# Work required
Without the pictures, output the lines of the material from the very first through the one that holds "t_line = [-0.077, 8.506]".

# Information provided
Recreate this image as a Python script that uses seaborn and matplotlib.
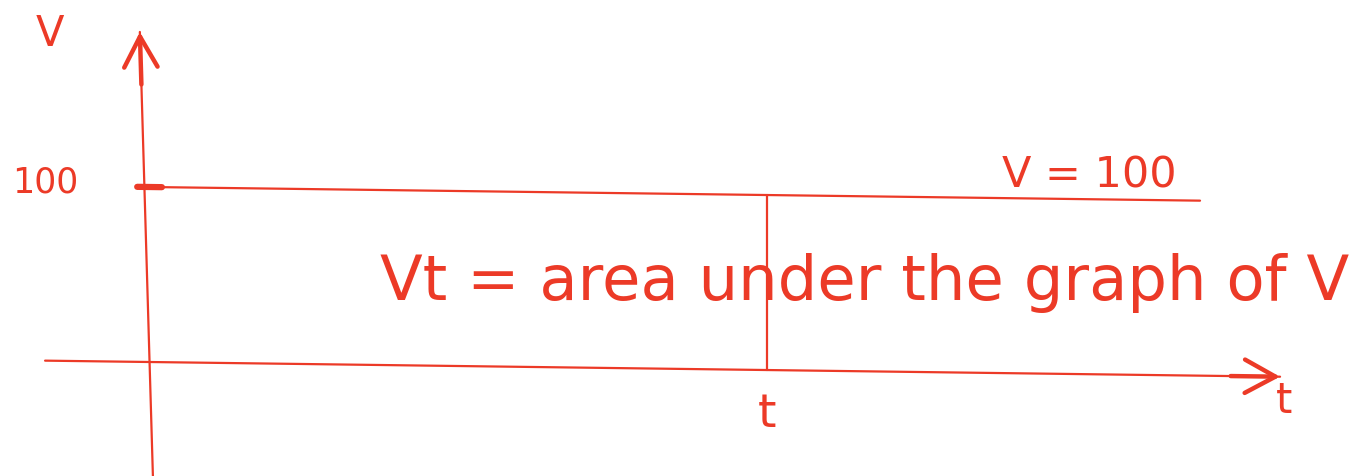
import matplotlib
matplotlib.use("Agg")
import matplotlib.pyplot as plt
import matplotlib.transforms as mtransforms
import numpy as np
import seaborn as sns
import pandas as pd

sns.set_theme(style="white")
plt.rcParams["font.family"] = ["DejaVu Sans"]

INK = "#EC3A27"

# Sketch values: constant speed v = 100 up to time t
v_level = 100
t_mark = 5
t_axis = [-0.846, 9.154]    # extent of the time axis
v_axis = [-65.14, 188.6]    # extent of the speed axis
t_line = [-0.077, 8.506]    # extent of the v = 100 line

axis_labels = ["V", "t"]
level_label = "100"
line_label = "V = 100"
caption = "Vt = area under the graph of V"

fig = plt.figure(figsize=(13.56, 4.77), dpi=100)
ax = fig.add_axes([0, 0, 1, 1])
ax.set_xlim(-1.211, 9.769)
ax.set_ylim(-65.14, 207.43)
ax.axis("off")

# freehand look: the hand-drawn lines lean slightly
ox, oy = ax.transData.transform((0, 0))


def lean(a=0.0, b=0.0):
    m = np.array([[1.0, a, 0.0], [b, 1.0, 0.0], [0.0, 0.0, 1.0]])
    return ax.transData + (mtransforms.Affine2D().translate(-ox, -oy)
                           + mtransforms.Affine2D(m)
                           + mtransforms.Affine2D().translate(ox, oy))


lean_h = lean(b=-0.013)
lean_v = lean(a=-0.0294)

lw = 1.6


def draw(df, trans):
    n = len(ax.lines)
    sns.lineplot(data=df, x="t", y="v", ax=ax, color=INK, lw=lw,
                 estimator=None, sort=False)
    for line in ax.lines[n:]:
        line.set_transform(trans)


# axes of the sketch
draw(pd.DataFrame({"t": t_axis, "v": [0, 0]}), lean_h)
draw(pd.DataFrame({"t": [0, 0], "v": v_axis}), lean_v)

# arrowheads
head = dict(arrowstyle="->,head_length=1.1,head_width=0.6", color=INK,
            lw=3.2, mutation_scale=20, shrinkA=0, shrinkB=0,
            capstyle="round", joinstyle="round")
ax.annotate("", xy=(0, v_axis[1]), xytext=(0, v_axis[1] - 30),
            xycoords=lean_v, textcoords=lean_v, arrowprops=head)
ax.annotate("", xy=(t_axis[1], 0), xytext=(t_axis[1] - 0.4, 0),
            xycoords=lean_h, textcoords=lean_h, arrowprops=head)

# v = 100 line and the vertical line at t, joined to the sloping lines
draw(pd.DataFrame({"t": t_line, "v": [v_level, v_level]}), lean_h)
draw(pd.DataFrame({"t": [t_mark, t_mark], "v": [0, v_level]}), lean_h)

# tick mark at 100 on the speed axis
ax.plot([-0.1, 0.1], [v_level, v_level], color=INK, lw=4.5,
        solid_capstyle="round", transform=lean_h)

# labels
ax.text(-0.806, 188, axis_labels[0], color=INK, fontsize=30, ha="center", va="center")
ax.text(-0.846, v_level + 3, level_label, color=INK, fontsize=25, ha="center", va="center")
ax.text(t_axis[1] + 0.03, -21.5, axis_labels[1], color=INK, fontsize=30, ha="center", va="center")
ax.text(t_mark, -29.7, axis_labels[1], color=INK, fontsize=34, ha="center", va="center")
ax.text(8.32, v_level + 7.4, line_label, color=INK, fontsize=31, ha="right", va="center")
ax.text(1.866, 36, caption, color=INK, fontsize=45, ha="left", va="baseline")

fig.savefig("out.png", dpi=100)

# Correct response
Recreate this image as a Python script that uses seaborn and matplotlib.
import matplotlib
matplotlib.use("Agg")
import matplotlib.pyplot as plt
import matplotlib.transforms as mtransforms
import numpy as np
import seaborn as sns
import pandas as pd

sns.set_theme(style="white")
plt.rcParams["font.family"] = ["DejaVu Sans"]

INK = "#EC3A27"

# Sketch values: constant speed v = 100 up to time t
v_level = 100
t_mark = 5
t_axis = [-0.846, 9.154]    # extent of the time axis
v_axis = [-65.14, 188.6]    # extent of the speed axis
t_line = [-0.077, 8.506]    # extent of the v = 100 line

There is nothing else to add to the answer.